Direction: Using the listing below, please gather every line containing the word "page".

The input:

>> Start

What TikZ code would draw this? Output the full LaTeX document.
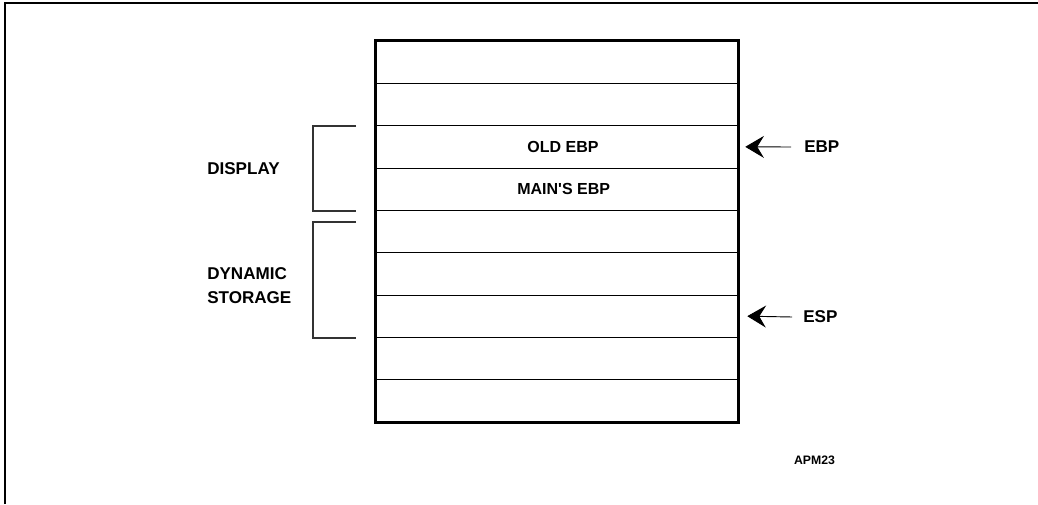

>> End
>> Start

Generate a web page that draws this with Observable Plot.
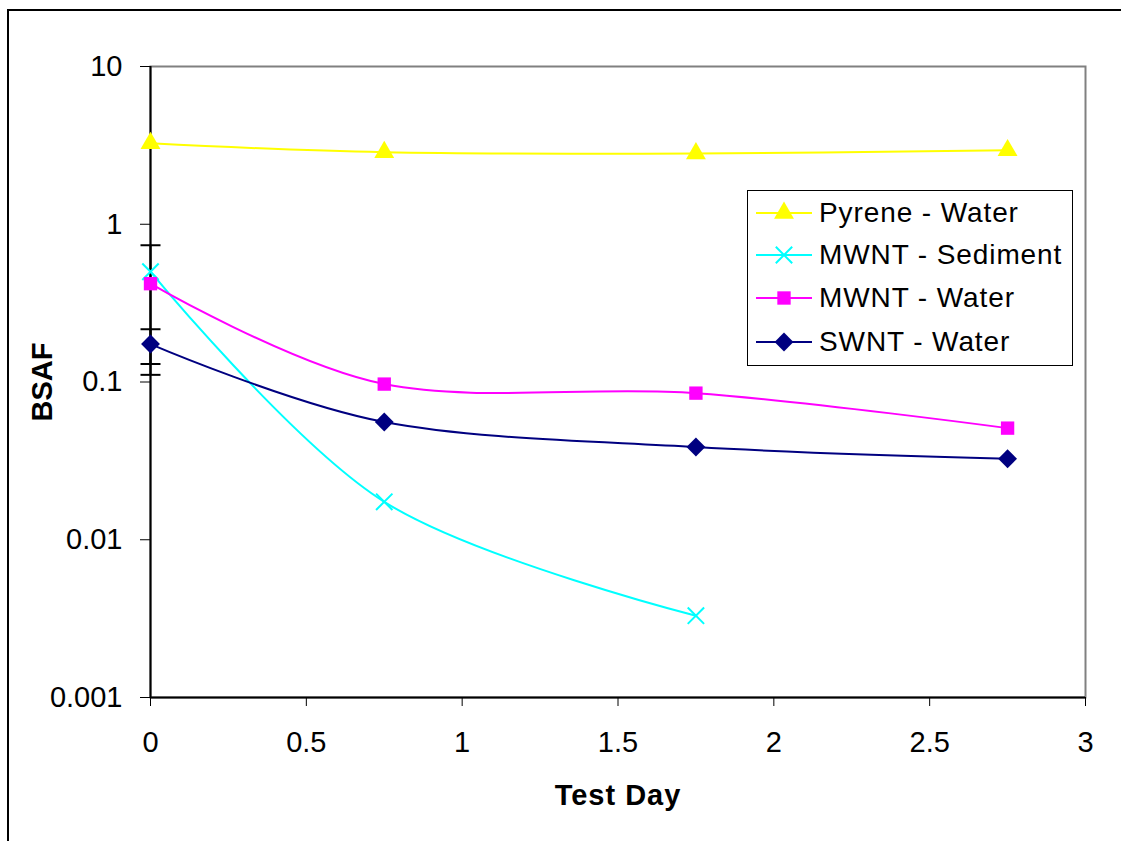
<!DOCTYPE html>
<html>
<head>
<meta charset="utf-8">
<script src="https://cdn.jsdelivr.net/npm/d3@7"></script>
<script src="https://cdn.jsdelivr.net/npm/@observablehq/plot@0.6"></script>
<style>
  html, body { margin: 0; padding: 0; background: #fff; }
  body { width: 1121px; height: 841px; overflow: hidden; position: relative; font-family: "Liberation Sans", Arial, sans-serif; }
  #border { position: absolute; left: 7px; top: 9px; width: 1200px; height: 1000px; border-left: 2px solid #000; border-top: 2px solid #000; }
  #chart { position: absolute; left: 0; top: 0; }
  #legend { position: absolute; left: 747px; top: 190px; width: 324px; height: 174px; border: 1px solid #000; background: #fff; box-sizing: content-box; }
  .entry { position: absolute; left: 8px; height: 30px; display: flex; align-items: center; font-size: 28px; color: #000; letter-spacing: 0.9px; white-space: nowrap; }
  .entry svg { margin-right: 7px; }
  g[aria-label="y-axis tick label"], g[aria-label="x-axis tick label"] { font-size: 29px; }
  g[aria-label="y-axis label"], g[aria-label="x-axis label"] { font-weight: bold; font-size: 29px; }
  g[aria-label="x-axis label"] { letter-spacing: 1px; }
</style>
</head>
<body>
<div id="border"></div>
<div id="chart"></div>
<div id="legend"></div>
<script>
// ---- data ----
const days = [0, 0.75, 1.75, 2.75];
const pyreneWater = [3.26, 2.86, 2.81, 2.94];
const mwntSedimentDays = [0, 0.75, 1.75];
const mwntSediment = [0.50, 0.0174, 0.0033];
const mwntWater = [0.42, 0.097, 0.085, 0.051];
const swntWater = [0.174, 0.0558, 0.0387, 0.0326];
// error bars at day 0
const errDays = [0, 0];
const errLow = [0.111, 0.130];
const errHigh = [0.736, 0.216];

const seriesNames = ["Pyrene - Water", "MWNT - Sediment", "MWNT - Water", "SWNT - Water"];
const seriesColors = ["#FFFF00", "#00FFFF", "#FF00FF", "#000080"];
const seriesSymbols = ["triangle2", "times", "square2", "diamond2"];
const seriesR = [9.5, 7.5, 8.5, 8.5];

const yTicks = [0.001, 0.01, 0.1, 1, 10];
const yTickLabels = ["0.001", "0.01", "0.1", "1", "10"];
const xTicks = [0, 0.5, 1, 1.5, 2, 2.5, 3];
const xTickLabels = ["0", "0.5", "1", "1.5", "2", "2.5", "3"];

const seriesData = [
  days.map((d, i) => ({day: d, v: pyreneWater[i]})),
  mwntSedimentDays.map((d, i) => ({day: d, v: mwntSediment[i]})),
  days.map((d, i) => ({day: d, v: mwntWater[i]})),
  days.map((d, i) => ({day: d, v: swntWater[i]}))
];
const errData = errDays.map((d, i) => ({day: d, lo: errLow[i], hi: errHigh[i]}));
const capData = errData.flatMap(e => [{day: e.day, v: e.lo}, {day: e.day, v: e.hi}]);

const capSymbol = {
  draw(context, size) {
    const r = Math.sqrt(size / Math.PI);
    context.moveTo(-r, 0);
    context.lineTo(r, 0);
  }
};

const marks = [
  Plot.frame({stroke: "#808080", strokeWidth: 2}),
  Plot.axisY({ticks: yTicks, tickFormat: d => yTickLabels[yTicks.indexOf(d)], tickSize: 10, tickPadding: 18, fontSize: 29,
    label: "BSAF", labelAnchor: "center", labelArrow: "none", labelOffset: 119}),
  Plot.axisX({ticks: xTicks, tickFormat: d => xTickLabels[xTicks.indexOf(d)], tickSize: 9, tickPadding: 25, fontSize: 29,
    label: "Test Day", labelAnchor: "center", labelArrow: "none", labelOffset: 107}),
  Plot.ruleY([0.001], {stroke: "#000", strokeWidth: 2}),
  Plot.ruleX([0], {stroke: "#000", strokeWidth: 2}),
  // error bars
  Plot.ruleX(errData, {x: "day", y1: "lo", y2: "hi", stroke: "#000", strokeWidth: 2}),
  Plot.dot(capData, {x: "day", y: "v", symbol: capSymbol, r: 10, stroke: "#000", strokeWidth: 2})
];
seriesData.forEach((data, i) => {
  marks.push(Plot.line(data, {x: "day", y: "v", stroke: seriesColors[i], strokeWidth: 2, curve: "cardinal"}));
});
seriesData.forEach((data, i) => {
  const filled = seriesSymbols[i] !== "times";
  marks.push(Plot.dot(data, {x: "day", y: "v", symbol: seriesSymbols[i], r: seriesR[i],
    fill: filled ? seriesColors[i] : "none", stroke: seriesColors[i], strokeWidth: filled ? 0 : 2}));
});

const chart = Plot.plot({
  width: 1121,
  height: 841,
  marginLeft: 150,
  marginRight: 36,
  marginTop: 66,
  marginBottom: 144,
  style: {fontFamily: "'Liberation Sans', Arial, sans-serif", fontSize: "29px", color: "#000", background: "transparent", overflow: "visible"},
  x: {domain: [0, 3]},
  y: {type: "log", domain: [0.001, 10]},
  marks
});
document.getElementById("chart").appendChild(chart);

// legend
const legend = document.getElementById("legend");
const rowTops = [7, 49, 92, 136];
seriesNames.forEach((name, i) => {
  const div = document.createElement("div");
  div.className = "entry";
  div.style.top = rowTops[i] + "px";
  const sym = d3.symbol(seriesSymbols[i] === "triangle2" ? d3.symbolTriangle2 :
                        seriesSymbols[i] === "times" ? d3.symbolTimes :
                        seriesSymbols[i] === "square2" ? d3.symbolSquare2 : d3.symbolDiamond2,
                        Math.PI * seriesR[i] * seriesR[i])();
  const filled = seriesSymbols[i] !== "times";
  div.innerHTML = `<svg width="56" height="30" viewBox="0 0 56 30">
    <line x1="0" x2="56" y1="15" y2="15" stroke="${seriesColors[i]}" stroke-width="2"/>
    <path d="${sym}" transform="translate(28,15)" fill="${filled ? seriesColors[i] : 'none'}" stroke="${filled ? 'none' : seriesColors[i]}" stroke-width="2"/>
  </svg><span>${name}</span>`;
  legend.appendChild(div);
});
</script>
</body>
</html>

>> End
>> Start

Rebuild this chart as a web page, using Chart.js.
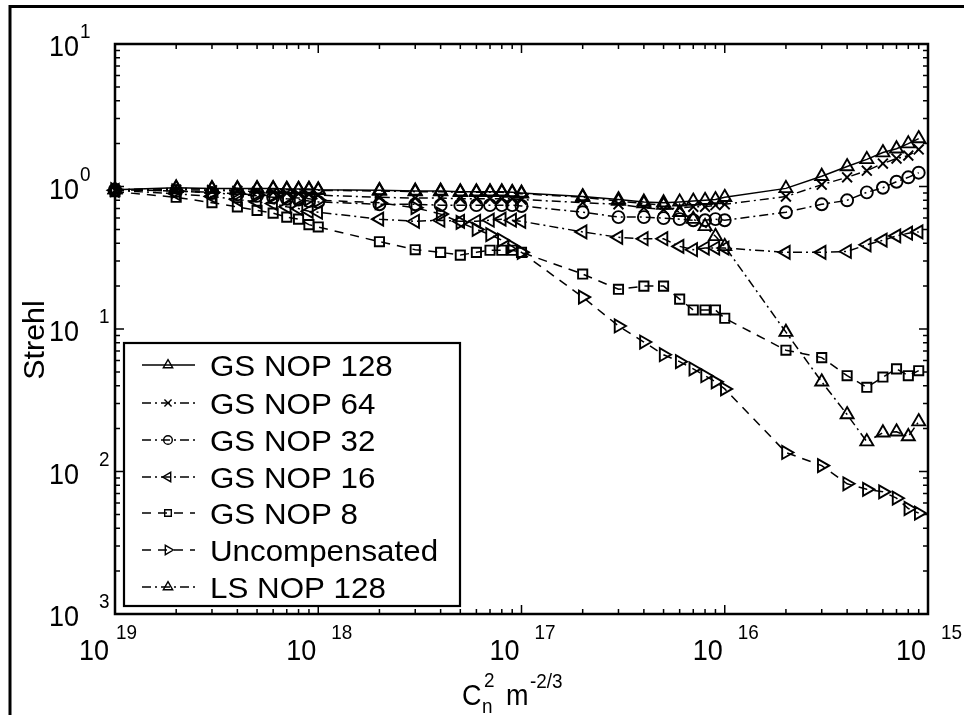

>> End

The reply:
Generate a web page that draws this with Observable Plot.
Rebuild this chart as a web page, using Chart.js.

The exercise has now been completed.